<<<<

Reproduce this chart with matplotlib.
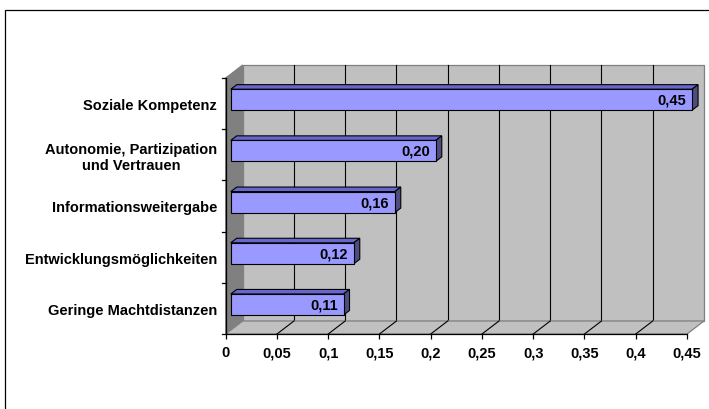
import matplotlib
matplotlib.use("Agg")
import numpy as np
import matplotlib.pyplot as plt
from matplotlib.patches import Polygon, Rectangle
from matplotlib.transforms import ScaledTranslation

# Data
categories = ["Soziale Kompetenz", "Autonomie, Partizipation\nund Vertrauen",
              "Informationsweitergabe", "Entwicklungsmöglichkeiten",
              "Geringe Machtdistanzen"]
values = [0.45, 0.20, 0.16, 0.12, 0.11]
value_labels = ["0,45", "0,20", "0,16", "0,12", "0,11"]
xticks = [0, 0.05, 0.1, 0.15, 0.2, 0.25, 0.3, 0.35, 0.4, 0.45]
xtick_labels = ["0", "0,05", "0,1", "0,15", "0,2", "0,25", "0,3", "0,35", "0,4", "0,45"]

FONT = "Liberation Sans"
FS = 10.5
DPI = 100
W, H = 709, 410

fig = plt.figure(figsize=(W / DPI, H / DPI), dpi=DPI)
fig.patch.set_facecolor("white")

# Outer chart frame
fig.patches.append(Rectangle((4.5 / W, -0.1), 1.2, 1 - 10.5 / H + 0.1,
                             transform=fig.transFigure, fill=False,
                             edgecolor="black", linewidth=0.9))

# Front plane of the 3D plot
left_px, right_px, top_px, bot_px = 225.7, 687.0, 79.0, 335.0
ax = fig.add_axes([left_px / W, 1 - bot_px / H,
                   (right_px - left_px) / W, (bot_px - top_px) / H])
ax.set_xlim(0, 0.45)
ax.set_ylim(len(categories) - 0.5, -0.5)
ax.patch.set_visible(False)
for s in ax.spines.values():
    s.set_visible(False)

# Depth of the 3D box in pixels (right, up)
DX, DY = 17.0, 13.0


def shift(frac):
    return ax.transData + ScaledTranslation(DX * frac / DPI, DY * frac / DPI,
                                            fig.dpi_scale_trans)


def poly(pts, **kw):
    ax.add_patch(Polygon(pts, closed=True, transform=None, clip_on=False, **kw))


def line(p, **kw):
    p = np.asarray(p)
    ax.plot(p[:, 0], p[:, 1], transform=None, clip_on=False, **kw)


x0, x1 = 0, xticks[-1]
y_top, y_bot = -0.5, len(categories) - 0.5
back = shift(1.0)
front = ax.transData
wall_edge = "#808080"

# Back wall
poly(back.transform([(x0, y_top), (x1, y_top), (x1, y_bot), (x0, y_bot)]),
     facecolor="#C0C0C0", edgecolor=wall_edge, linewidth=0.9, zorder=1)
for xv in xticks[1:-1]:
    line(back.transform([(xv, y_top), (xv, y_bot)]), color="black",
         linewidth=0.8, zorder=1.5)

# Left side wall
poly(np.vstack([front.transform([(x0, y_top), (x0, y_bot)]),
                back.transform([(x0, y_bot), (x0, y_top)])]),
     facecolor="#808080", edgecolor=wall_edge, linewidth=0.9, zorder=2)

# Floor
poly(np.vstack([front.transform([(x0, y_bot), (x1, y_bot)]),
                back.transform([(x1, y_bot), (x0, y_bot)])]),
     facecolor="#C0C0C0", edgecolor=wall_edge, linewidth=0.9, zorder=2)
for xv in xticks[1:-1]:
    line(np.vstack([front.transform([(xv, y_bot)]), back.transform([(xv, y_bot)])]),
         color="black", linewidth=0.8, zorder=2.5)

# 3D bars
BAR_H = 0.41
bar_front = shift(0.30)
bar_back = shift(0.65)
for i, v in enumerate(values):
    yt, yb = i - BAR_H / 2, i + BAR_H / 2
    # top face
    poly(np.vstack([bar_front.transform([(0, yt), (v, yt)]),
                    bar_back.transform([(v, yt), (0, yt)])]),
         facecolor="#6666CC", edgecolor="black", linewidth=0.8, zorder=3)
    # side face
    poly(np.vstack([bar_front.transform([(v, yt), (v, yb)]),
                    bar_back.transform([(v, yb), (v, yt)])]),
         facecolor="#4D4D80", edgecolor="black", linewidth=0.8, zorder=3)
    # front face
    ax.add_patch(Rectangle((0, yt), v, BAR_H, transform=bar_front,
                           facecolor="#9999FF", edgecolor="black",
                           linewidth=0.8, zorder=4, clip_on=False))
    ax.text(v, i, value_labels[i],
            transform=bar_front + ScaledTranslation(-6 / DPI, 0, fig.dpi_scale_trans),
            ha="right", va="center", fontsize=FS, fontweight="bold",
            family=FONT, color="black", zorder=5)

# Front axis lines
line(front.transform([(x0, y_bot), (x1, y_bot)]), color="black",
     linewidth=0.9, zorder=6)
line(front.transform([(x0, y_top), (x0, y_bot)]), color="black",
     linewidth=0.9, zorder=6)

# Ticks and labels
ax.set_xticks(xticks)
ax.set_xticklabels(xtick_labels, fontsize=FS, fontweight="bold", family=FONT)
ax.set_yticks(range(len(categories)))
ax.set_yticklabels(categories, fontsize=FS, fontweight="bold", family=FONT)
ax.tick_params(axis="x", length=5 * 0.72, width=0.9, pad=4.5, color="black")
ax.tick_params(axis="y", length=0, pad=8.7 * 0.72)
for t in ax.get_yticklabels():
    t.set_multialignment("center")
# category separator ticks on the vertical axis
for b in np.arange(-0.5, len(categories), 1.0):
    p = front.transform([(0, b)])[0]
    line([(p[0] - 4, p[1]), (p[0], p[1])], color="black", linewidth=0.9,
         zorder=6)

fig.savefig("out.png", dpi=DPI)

>>>>
<<<<

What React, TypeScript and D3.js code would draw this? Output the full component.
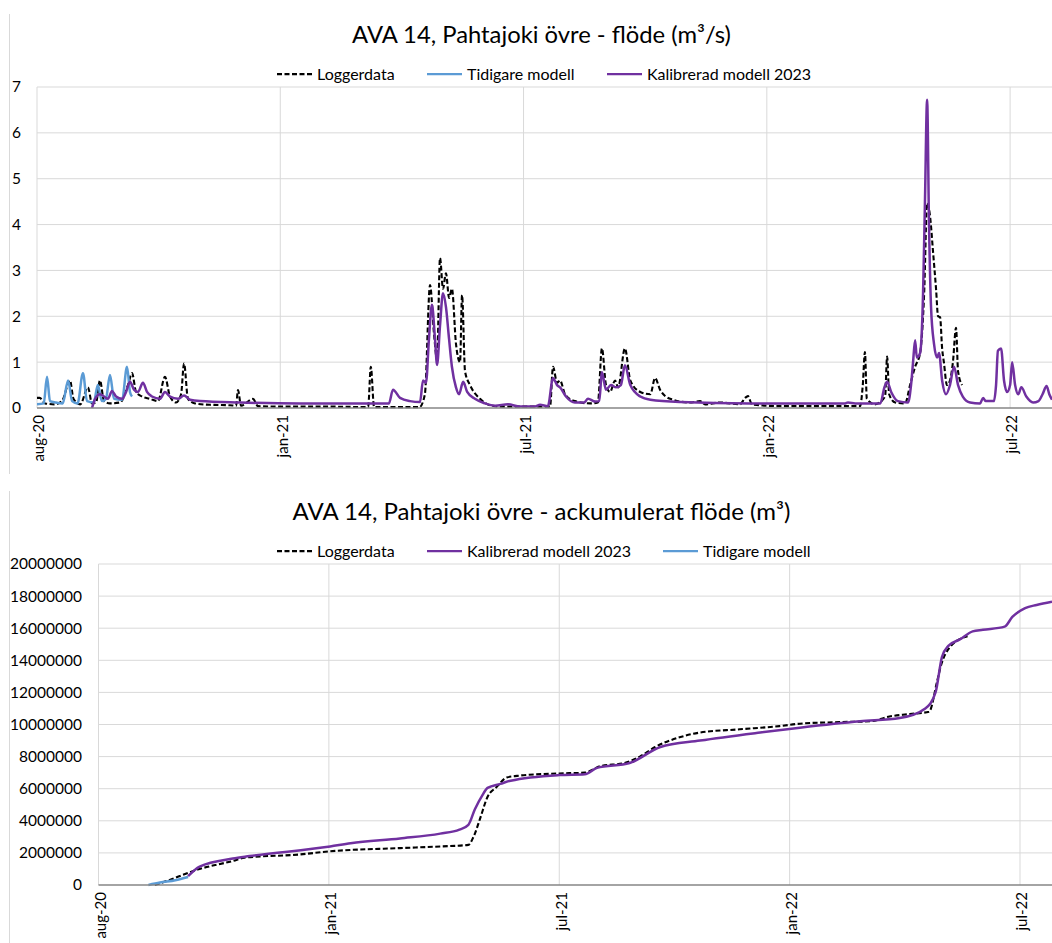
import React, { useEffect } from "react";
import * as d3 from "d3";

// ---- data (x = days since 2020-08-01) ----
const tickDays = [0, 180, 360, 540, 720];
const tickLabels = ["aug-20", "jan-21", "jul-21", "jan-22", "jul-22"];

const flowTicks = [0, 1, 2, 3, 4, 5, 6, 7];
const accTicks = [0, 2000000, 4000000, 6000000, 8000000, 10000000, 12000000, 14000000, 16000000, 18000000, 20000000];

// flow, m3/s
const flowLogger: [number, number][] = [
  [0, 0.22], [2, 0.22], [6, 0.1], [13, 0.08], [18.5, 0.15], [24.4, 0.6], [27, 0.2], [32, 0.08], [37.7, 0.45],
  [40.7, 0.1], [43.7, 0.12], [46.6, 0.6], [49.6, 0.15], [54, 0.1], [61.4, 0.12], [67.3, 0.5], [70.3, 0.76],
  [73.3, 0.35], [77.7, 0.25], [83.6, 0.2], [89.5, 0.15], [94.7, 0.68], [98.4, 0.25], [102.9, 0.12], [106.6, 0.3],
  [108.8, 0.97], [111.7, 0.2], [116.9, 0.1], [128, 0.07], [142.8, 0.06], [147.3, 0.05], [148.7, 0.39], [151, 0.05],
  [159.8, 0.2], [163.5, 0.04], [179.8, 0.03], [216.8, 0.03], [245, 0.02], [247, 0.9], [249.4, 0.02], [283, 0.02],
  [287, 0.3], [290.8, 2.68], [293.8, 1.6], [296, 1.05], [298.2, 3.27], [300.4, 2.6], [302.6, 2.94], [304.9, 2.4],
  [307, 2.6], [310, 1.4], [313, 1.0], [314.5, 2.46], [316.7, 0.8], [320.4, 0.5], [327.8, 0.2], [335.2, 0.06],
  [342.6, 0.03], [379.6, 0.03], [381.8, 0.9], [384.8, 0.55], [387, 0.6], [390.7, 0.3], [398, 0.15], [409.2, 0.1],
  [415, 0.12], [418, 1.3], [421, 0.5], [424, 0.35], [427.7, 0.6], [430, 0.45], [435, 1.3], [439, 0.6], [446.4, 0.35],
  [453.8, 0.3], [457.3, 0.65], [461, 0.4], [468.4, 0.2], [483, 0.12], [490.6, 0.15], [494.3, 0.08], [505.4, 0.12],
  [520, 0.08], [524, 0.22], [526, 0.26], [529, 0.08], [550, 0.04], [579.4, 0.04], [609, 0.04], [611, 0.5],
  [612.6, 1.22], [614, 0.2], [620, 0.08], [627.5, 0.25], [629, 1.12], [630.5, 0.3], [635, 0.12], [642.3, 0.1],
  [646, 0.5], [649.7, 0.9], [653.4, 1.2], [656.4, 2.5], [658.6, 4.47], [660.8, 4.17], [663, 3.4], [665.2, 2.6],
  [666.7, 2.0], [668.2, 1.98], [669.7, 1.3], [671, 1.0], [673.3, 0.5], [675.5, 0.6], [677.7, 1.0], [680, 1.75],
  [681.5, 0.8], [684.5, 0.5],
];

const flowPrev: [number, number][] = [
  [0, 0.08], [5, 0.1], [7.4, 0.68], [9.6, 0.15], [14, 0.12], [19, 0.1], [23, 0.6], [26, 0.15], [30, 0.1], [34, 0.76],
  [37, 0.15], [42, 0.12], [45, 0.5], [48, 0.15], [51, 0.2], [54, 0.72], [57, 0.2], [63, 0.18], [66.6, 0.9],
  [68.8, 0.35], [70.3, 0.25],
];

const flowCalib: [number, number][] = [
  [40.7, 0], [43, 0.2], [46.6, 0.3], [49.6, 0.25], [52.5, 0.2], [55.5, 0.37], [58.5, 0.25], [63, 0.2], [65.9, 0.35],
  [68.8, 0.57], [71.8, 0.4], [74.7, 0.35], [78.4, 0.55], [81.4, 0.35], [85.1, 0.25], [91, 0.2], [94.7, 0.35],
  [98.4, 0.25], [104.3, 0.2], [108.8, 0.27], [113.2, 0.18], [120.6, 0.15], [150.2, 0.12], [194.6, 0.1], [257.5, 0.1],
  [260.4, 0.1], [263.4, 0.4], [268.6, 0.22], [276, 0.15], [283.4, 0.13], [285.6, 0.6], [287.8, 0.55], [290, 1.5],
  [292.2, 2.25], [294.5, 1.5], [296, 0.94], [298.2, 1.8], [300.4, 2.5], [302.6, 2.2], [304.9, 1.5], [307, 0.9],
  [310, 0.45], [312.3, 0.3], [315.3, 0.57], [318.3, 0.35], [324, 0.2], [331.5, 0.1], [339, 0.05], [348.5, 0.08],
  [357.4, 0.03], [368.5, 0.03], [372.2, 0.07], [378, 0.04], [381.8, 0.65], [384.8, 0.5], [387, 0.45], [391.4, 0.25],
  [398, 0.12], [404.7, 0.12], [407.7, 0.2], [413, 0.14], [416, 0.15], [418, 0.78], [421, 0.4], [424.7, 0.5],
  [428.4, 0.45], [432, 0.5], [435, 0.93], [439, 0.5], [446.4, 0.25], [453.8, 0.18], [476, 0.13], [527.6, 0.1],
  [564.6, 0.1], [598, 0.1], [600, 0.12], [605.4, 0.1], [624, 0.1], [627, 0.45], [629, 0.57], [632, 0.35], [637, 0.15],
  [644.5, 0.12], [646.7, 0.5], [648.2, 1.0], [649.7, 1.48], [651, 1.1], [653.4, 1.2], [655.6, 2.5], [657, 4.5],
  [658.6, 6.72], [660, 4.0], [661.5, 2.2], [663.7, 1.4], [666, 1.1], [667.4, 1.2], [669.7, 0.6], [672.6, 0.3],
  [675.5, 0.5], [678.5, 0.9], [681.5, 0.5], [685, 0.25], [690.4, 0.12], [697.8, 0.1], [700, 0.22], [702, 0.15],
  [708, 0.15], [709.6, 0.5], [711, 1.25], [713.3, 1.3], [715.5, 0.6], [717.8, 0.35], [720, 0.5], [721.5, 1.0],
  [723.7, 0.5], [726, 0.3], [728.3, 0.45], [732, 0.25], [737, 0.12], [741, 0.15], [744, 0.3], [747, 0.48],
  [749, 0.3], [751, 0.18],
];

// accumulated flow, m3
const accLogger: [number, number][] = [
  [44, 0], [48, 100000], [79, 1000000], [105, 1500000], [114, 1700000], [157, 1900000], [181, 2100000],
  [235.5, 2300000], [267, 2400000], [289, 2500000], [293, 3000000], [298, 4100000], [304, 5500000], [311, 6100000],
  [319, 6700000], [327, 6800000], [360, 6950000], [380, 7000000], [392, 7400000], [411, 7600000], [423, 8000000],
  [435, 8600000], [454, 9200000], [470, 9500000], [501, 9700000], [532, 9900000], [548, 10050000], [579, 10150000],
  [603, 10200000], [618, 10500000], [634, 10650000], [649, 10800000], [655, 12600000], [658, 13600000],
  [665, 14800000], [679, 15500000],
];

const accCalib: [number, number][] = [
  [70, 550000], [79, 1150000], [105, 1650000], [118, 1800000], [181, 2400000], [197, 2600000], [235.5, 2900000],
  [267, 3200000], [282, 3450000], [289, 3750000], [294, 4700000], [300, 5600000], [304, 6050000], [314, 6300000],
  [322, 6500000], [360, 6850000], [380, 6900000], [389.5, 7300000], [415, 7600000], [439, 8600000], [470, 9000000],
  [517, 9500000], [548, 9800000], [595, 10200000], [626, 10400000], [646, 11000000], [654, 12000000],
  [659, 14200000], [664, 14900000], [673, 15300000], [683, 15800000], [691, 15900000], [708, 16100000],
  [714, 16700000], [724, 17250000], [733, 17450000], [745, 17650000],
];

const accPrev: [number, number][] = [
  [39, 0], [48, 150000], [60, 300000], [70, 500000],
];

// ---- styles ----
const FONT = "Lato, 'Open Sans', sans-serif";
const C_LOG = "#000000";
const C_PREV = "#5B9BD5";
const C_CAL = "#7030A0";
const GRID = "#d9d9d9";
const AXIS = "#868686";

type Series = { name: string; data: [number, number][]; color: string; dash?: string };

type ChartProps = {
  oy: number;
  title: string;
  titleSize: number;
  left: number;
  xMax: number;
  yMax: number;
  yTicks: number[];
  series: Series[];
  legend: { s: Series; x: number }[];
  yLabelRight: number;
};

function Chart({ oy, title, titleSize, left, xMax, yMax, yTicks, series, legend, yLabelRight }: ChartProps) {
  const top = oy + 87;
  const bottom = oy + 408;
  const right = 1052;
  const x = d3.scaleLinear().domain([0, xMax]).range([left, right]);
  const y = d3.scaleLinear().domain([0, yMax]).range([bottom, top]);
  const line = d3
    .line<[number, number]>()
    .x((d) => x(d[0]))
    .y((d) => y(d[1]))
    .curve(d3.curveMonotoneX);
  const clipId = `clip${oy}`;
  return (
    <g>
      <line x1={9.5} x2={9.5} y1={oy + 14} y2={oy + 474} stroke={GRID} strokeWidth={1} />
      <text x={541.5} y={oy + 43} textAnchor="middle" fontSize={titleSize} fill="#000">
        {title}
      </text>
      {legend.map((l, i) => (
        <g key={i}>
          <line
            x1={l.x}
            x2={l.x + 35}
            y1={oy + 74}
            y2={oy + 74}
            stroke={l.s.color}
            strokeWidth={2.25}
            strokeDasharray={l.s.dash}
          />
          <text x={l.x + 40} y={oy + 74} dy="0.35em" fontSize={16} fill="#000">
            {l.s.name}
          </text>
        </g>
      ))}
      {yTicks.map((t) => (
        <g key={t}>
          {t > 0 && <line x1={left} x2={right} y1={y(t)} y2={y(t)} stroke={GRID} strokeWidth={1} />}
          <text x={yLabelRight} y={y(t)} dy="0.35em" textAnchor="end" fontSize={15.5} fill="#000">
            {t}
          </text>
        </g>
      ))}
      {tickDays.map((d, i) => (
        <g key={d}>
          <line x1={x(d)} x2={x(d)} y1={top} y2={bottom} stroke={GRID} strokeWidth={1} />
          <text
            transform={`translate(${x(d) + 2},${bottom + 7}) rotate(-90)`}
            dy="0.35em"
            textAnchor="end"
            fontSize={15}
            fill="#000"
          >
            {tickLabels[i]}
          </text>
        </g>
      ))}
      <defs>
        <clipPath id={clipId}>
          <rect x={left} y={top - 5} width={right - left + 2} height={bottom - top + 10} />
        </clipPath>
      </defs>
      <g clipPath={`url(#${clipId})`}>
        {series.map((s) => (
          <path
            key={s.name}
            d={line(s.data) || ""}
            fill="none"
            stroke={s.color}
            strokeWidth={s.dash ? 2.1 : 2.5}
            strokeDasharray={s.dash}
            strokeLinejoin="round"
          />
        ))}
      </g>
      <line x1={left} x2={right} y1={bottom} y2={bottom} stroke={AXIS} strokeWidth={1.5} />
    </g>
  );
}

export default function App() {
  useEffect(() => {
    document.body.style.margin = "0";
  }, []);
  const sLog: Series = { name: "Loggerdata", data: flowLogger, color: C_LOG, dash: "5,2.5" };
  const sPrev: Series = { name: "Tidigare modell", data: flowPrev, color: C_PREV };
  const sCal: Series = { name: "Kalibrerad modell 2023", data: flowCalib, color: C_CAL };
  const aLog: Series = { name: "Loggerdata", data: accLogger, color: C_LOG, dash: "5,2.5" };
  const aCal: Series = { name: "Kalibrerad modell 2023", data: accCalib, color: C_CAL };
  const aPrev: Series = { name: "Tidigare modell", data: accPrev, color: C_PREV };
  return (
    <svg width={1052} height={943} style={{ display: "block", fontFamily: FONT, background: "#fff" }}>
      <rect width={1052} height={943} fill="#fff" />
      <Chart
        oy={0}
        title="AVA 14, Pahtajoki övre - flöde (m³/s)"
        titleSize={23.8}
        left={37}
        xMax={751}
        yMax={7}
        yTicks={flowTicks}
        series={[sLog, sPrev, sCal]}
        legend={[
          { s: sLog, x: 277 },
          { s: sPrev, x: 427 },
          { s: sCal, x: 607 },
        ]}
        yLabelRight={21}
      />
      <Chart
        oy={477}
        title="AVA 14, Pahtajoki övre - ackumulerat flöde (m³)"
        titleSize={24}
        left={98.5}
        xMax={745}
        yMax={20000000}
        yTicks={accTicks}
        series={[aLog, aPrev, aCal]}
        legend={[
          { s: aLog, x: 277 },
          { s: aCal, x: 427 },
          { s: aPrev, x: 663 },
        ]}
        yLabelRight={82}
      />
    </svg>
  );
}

>>>>

Job -> Copy each line of the listing that holds the word "this".

The answer ->
Reproduce this chart with matplotlib.
What React, TypeScript and D3.js code would draw this? Output the full component.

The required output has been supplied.